What does all of this add up to?

Economists have described the current US economy has “K-shaped” – those with wealth are doing fine and their fortunes are improving (the top part of the K), while the other 90% are doing worse, with rising prices and stagnant wages (the lower arm of the K). A similar bifurcation rules in the Russian economy, but the split is between the military and civilian sectors, and it is creating a situation where the economy is both overheated and cooling too fast.

As The Bell summarizes, companies in the military industrial sector get favorable treatment and access to resources. Everyone else faces dire circumstances and a difficult future. The market-driven part of the economy is being sacrificed to pay for the Kremlin’s bloody war.

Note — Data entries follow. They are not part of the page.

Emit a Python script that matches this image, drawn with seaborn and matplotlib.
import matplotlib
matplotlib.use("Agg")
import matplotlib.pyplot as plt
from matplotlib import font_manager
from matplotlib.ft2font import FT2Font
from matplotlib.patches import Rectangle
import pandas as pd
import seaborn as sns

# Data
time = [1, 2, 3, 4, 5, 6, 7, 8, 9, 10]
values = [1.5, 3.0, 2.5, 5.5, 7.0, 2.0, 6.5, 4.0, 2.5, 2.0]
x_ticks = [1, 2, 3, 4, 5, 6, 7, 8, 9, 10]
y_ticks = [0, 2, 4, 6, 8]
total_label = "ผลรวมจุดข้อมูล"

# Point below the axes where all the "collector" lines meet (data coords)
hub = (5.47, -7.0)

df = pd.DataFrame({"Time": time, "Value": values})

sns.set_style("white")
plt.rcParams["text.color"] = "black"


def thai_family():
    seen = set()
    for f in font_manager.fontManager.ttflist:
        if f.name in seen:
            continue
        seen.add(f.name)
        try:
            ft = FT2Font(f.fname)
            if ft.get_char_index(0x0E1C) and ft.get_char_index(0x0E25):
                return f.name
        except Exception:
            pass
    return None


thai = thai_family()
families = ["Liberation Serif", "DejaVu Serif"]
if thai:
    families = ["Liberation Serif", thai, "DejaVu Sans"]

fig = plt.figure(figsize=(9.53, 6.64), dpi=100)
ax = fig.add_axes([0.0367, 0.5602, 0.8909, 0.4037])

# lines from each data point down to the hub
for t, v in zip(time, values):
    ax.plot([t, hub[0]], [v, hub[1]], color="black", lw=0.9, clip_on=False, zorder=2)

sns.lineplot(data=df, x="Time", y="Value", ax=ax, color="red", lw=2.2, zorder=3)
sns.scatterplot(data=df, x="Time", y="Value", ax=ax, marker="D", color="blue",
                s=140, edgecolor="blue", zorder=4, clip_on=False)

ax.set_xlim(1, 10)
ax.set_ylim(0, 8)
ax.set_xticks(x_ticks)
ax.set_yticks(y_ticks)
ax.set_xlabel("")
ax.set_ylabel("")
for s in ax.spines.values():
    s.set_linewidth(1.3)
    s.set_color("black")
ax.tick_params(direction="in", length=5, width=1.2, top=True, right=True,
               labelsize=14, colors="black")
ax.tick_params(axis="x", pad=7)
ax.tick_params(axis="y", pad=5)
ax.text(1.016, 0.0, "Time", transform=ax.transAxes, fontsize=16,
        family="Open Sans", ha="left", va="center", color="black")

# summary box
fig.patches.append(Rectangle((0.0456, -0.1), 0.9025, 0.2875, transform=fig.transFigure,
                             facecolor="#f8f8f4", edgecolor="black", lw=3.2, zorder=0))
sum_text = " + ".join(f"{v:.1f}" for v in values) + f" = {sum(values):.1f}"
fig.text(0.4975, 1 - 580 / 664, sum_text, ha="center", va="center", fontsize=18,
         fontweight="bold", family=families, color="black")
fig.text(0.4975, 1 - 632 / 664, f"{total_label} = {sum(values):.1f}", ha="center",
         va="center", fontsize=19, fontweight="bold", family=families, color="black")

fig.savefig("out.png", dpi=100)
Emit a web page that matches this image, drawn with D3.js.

Regions face the difficult choice of whether to cut social spending or take on more debt. And households will face inflation and higher taxes and tariffs over the coming year (to say nothing of uncertain job prospects if they work in the civilian economy).

The report concludes with a dire prediction: “The lists of those rescued and those left without support will become the clearest indicator of the real priorities of economic policy. The key is not to watch declarations, but to see who is pulled out – and who is left to die.”